* Records for the exercise *
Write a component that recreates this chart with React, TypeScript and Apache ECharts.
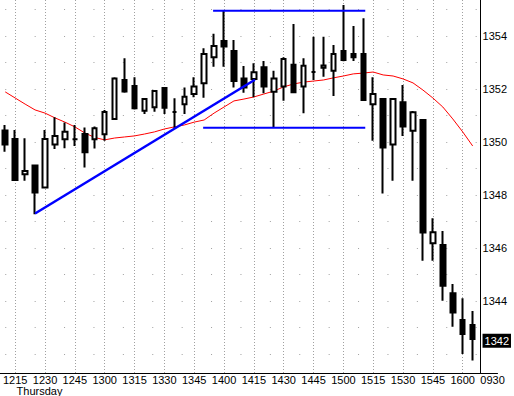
import React, { useEffect, useRef } from 'react';
import * as echarts from 'echarts';

const times = ['1210','1215','1220','1225','1230','1235','1240','1245','1250','1255','1300','1305','1310','1315','1320','1325','1330','1335','1340','1345','1350','1355','1400','1405','1410','1415','1420','1425','1430','1435','1440','1445','1450','1455','1500','1505','1510','1515','1520','1525','1530','1535','1540','1545','1550','1555','1600','1605',' ','0930'];
const shownTimes = ['1215','1230','1245','1300','1315','1330','1345','1400','1415','1430','1445','1500','1515','1530','1545','1600','0930'];
const gridTimes = ['1215','1230','1245','1300','1315','1330','1345','1400','1415','1430','1445','1500','1515','1530','1545','1600'];

const opens =  [1350.43,1350.11,1348.78,1349.11,1348.28,1349.91,1350.10,1350.10,1350.30,1350.10,1350.29,1350.87,1352.34,1352.11,1351.18,1351.31,1352.04,1351.13,1351.42,1351.81,1352.22,1353.20,1353.81,1353.43,1352.40,1352.38,1352.82,1351.90,1352.09,1352.91,1352.09,1352.64,1352.80,1352.69,1353.43,1353.32,1353.32,1351.42,1351.62,1349.91,1351.50,1350.42,1350.83,1346.18,1346.11,1344.29,1343.28,1343.09];
const closes = [1349.91,1348.57,1348.91,1348.09,1350.11,1350.23,1350.39,1350.10,1349.61,1350.52,1351.13,1352.40,1351.91,1351.27,1351.62,1351.92,1351.29,1351.13,1351.71,1352.09,1353.32,1353.62,1353.60,1352.30,1352.06,1352.63,1352.09,1352.40,1353.13,1351.88,1352.88,1352.64,1352.89,1353.32,1353.09,1353.20,1351.58,1351.81,1349.79,1351.62,1350.58,1351.12,1346.58,1346.59,1344.58,1343.57,1342.75,1342.57];
const lows =   [1349.63,1348.54,1348.54,1347.27,1348.27,1349.74,1349.76,1349.85,1349.04,1349.75,1350.05,1350.86,1351.86,1351.23,1351.06,1351.14,1351.06,1350.49,1351.06,1351.69,1351.67,1352.84,1352.84,1352.06,1351.86,1351.69,1351.84,1350.54,1351.56,1351.86,1351.08,1352.34,1352.46,1351.74,1353.05,1353.06,1351.56,1350.05,1348.06,1348.54,1350.23,1348.54,1345.52,1345.52,1344.01,1343.03,1342.00,1341.75];
const highs =  [1350.64,1350.45,1350.14,1349.12,1350.45,1350.93,1350.74,1350.64,1350.55,1350.58,1351.21,1352.44,1353.16,1352.44,1351.65,1351.96,1352.06,1351.65,1352.06,1352.44,1353.54,1354.08,1354.95,1353.85,1352.87,1352.97,1353.06,1352.69,1353.20,1354.45,1353.16,1353.97,1353.97,1353.66,1355.17,1354.38,1354.67,1352.44,1351.65,1351.65,1352.15,1351.17,1350.86,1347.12,1346.64,1344.64,1344.10,1343.62];
const movingAvg = [1351.89,1351.66,1351.43,1351.21,1351.09,1350.91,1350.75,1350.57,1350.34,1350.17,1350.08,1350.15,1350.19,1350.23,1350.30,1350.38,1350.49,1350.57,1350.64,1350.75,1350.83,1351.09,1351.32,1351.55,1351.62,1351.70,1351.81,1351.92,1352.08,1352.19,1352.26,1352.30,1352.34,1352.42,1352.49,1352.57,1352.60,1352.64,1352.53,1352.49,1352.38,1352.23,1351.96,1351.66,1351.32,1350.87,1350.38,1349.85];

const priceLevels = [1342,1343,1344,1345,1346,1347,1348,1349,1350,1351,1352,1353,1354,1355];
const priceLabels = [1344,1346,1348,1350,1352,1354];
const lastPrice = 1342.5;

// drawn annotations: [barIndex, price]
const trendLine = [[3, 1347.3], [25.1, 1352.35]];
const rangeTop = [[20.9, 1354.95], [36.2, 1354.95]];
const rangeBottom = [[19.9, 1350.54], [36.2, 1350.54]];

const yMin = 1341.283;
const yMax = 1355.358;

const FONT = 'Liberation Sans';

export default function App() {
  const ref = useRef<HTMLDivElement>(null);
  useEffect(() => {
    if (!ref.current) return;
    const chart = echarts.init(ref.current, undefined, { renderer: 'svg' });
    const candles = opens.map((o, i) => [o, closes[i], lows[i], highs[i]]);
    const option: any = {
      animation: false,
      backgroundColor: '#ffffff',
      grid: { left: -1, right: 15, top: 0, bottom: 23, containLabel: false },
      xAxis: [
        {
          type: 'category',
          data: times,
          boundaryGap: true,
          axisLine: { show: true, onZero: false, lineStyle: { color: '#000', width: 1 } },
          axisTick: { show: false },
          splitLine: { show: false },
          axisLabel: {
            interval: 0,
            margin: 1,
            color: '#000',
            fontFamily: FONT,
            fontSize: 11,
            lineHeight: 11,
            formatter: (v: string) =>
              shownTimes.includes(v) ? (v === '1230' ? '1230\n{d|Thursday}' : v) : '',
            rich: {
              d: { fontFamily: FONT, fontSize: 11, lineHeight: 11, color: '#000', padding: [0, 11, 0, 0] },
            },
          },
        },
        { type: 'value', min: -0.5, max: 49.5, show: false, axisLine: { onZero: false } },
      ],
      yAxis: [
        {
          type: 'value',
          position: 'right',
          offset: -17,
          min: yMin,
          max: yMax,
          axisLine: { show: true, onZero: false, lineStyle: { color: '#000', width: 1 } },
          axisTick: { show: false },
          splitLine: { show: false },
          axisLabel: {
            customValues: [...priceLabels, lastPrice],
            margin: 2,
            color: '#000',
            fontFamily: FONT,
            fontSize: 11,
            formatter: (v: number) =>
              v === lastPrice ? '{p|' + Math.floor(v) + '}' : String(Math.round(v)),
            rich: {
              p: {
                fontFamily: FONT,
                fontSize: 11,
                color: '#fff',
                backgroundColor: '#000',
                padding: [2, 2, 1, 2],
              },
            },
          },
        },
      ],
      series: [
        {
          type: 'line',
          name: 'ma',
          data: movingAvg,
          symbol: 'none',
          silent: true,
          z: 1,
          lineStyle: { color: '#ff0000', width: 1 },
          markLine: {
            silent: true,
            z: 0,
            symbol: ['none', 'none'],
            label: { show: false },
            emphasis: { disabled: true },
            data: [
              ...gridTimes.map((t) => ({ xAxis: t, lineStyle: { color: '#a0a0a0', width: 1, type: [1, 2] } })),
              ...priceLevels.map((p) => ({
                yAxis: p,
                lineStyle: { color: '#a0a0a0', width: 1, type: [1, 28.4], dashOffset: -5 },
              })),
            ],
          },
        },
        {
          type: 'candlestick',
          data: candles,
          barWidth: 5,
          z: 3,
          silent: true,
          itemStyle: {
            color: '#ffffff',
            color0: '#000000',
            borderColor: '#000000',
            borderColor0: '#000000',
            borderColorDoji: '#000000',
            borderWidth: 2,
          },
        },
        {
          type: 'line',
          xAxisIndex: 1,
          data: trendLine,
          symbol: 'none',
          silent: true,
          z: 5,
          lineStyle: { color: '#0000ff', width: 2.5 },
        },
        {
          type: 'line',
          xAxisIndex: 1,
          data: rangeTop,
          symbol: 'none',
          silent: true,
          z: 5,
          lineStyle: { color: '#0000ff', width: 2 },
        },
        {
          type: 'line',
          xAxisIndex: 1,
          data: rangeBottom,
          symbol: 'none',
          silent: true,
          z: 5,
          lineStyle: { color: '#0000ff', width: 2 },
        },
      ],
    };
    chart.setOption(option);
    return () => chart.dispose();
  }, []);
  return (
    <div
      ref={ref}
      style={{ position: 'absolute', left: 0, top: 0, width: 514, height: 396, background: '#fff' }}
    />
  );
}
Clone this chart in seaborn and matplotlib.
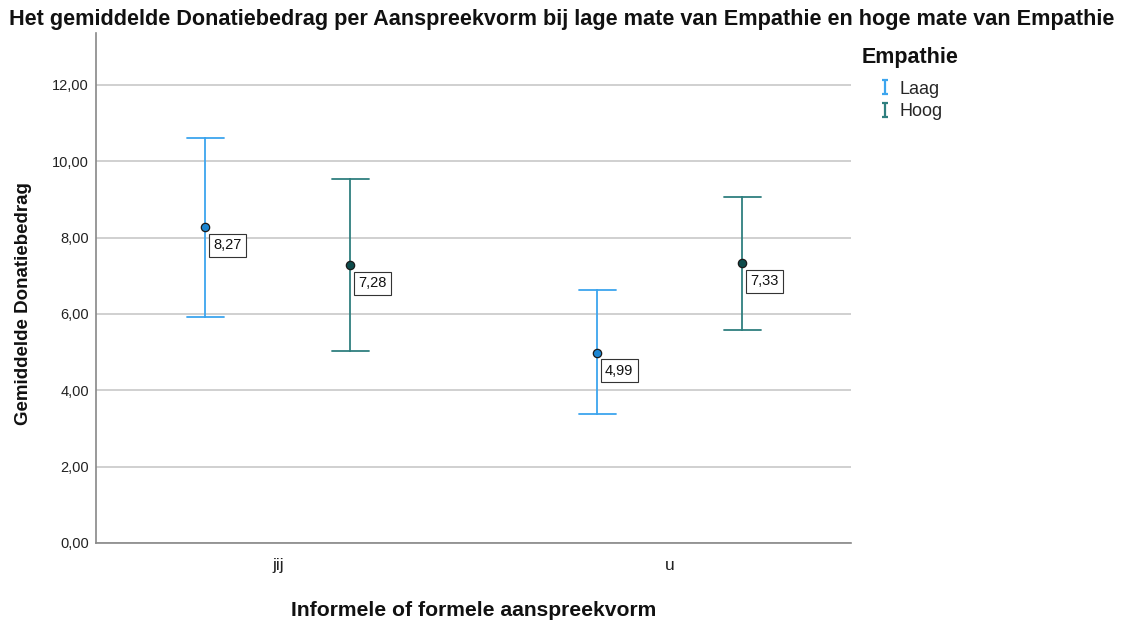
import matplotlib
matplotlib.use("Agg")
import matplotlib.pyplot as plt
from matplotlib.lines import Line2D
from matplotlib.path import Path
import seaborn as sns
import pandas as pd
import numpy as np

# ---- data ----
vormen = ["jij", "u"]
empathie = ["Laag", "Hoog"]
means_laag = [8.27, 4.99]
means_hoog = [7.28, 7.33]
lower_laag = [5.92, 3.37]
lower_hoog = [5.03, 5.58]
upper_laag = [10.61, 6.63]
upper_hoog = [9.54, 9.07]
yticks = [0, 2, 4, 6, 8, 10, 12]

bar_colors = {"Laag": "#3da5ee", "Hoog": "#2f7f7f"}
dot_colors = {"Laag": "#1c86d2", "Hoog": "#0e4b4b"}

rows = []
for i, v in enumerate(vormen):
    for e, lo, m, hi in (("Laag", lower_laag[i], means_laag[i], upper_laag[i]),
                         ("Hoog", lower_hoog[i], means_hoog[i], upper_hoog[i])):
        for val in (lo, m, hi):
            rows.append({"vorm": v, "Empathie": e, "bedrag": val})
df = pd.DataFrame(rows)

sns.set_style("white")
plt.rcParams["font.family"] = ["Liberation Sans", "DejaVu Sans"]

fig = plt.figure(figsize=(11.22, 6.24), dpi=100)
ax = fig.add_axes([96 / 1122, 1 - 543 / 624, (851 - 96) / 1122, (543 - 33) / 624])

sns.pointplot(data=df, x="vorm", y="bedrag", hue="Empathie", order=vormen,
              hue_order=empathie, estimator="median", errorbar=("pi", 100),
              dodge=0.37, linestyle="none", capsize=0.094, palette=bar_colors,
              markersize=6.0, err_kws={"linewidth": 1.3}, ax=ax, legend=False)

# recolor markers: darker fill with dark edge
for line in ax.lines:
    if line.get_marker() == "o":
        c = line.get_color()
        key = "Laag" if matplotlib.colors.to_hex(c) == bar_colors["Laag"] else "Hoog"
        line.set_markerfacecolor(dot_colors[key])
        line.set_markeredgecolor("#1a1a1a")
        line.set_markeredgewidth(0.9)
        line.set_zorder(5)
        xs, ys = line.get_xdata(), line.get_ydata()
        for x, y in zip(xs, ys):
            ax.annotate(f"{y:.2f}".replace(".", ","), (x, y), xytext=(5.5, -13),
                        textcoords="offset points", ha="left", va="center",
                        fontsize=10.5, color="#111111", zorder=6,
                        bbox=dict(boxstyle="square,pad=0.3", fc="white",
                                  ec="#333333", lw=0.8))

ax.set_xlim(-0.464, 1.462)
ax.set_ylim(0, 13.36)
ax.set_yticks(yticks)
ax.set_yticklabels([f"{t:.2f}".replace(".", ",") for t in yticks], fontsize=10.5,
                   color="#222222")
ax.tick_params(axis="x", length=0, labelsize=12.5, pad=11, labelcolor="#222222")
ax.tick_params(axis="y", length=0, pad=5)
ax.yaxis.grid(True, color="#c8c8c8", linewidth=1.2)
ax.set_axisbelow(True)
for s in ("top", "right"):
    ax.spines[s].set_visible(False)
for s in ("left", "bottom"):
    ax.spines[s].set_color("#888888")
    ax.spines[s].set_linewidth(1.2)

ax.set_xlabel("Informele of formele aanspreekvorm", fontsize=15.2, fontweight="bold",
              labelpad=20, color="#111111")
ax.set_ylabel("Gemiddelde Donatiebedrag", fontsize=13.5, fontweight="bold",
              color="#111111")
ax.yaxis.set_label_coords((32 - 96) / 755, (543 - 304) / 510)

fig.text(562 / 1122, 1 - 19 / 624,
         "Het gemiddelde Donatiebedrag per Aanspreekvorm bij lage mate van Empathie en hoge mate van Empathie",
         ha="center", va="center", fontsize=15.6, fontweight="bold", color="#111111")

fig.text(862 / 1122, 1 - 57 / 624, "Empathie", ha="left", va="center",
         fontsize=15.5, fontweight="bold", color="#111111")

ibar = Path([(-0.45, -1), (0.45, -1), (0, -1), (0, 1), (-0.45, 1), (0.45, 1)],
            [Path.MOVETO, Path.LINETO, Path.MOVETO, Path.LINETO, Path.MOVETO, Path.LINETO])
handles = [Line2D([], [], linestyle="none", marker=ibar, markersize=10,
                  markeredgewidth=1.6, color=bar_colors[e], label=e) for e in empathie]
leg = fig.legend(handles=handles, loc="upper left",
                 bbox_to_anchor=(859 / 1122, 1 - 68 / 624), frameon=False,
                 fontsize=13, handlelength=1.5, handletextpad=0.05,
                 labelspacing=0.3, borderpad=0.2)

fig.savefig("out.png", dpi=100)
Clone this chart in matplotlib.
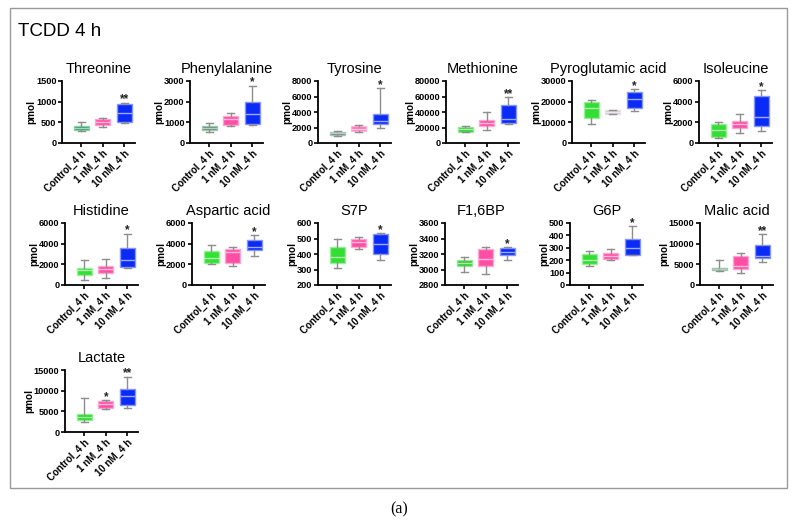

* Exercise description *
Leave the pictures out, then copy word for word only the lines from the one containing "Clone this chart in seaborn and matplotlib." through the one containing "import numpy as np", both included.

* Result of the exercise *
Clone this chart in seaborn and matplotlib.
import matplotlib
matplotlib.use("Agg")
import matplotlib.pyplot as plt
from matplotlib.lines import Line2D
from matplotlib.path import Path
import seaborn as sns
import pandas as pd
import numpy as np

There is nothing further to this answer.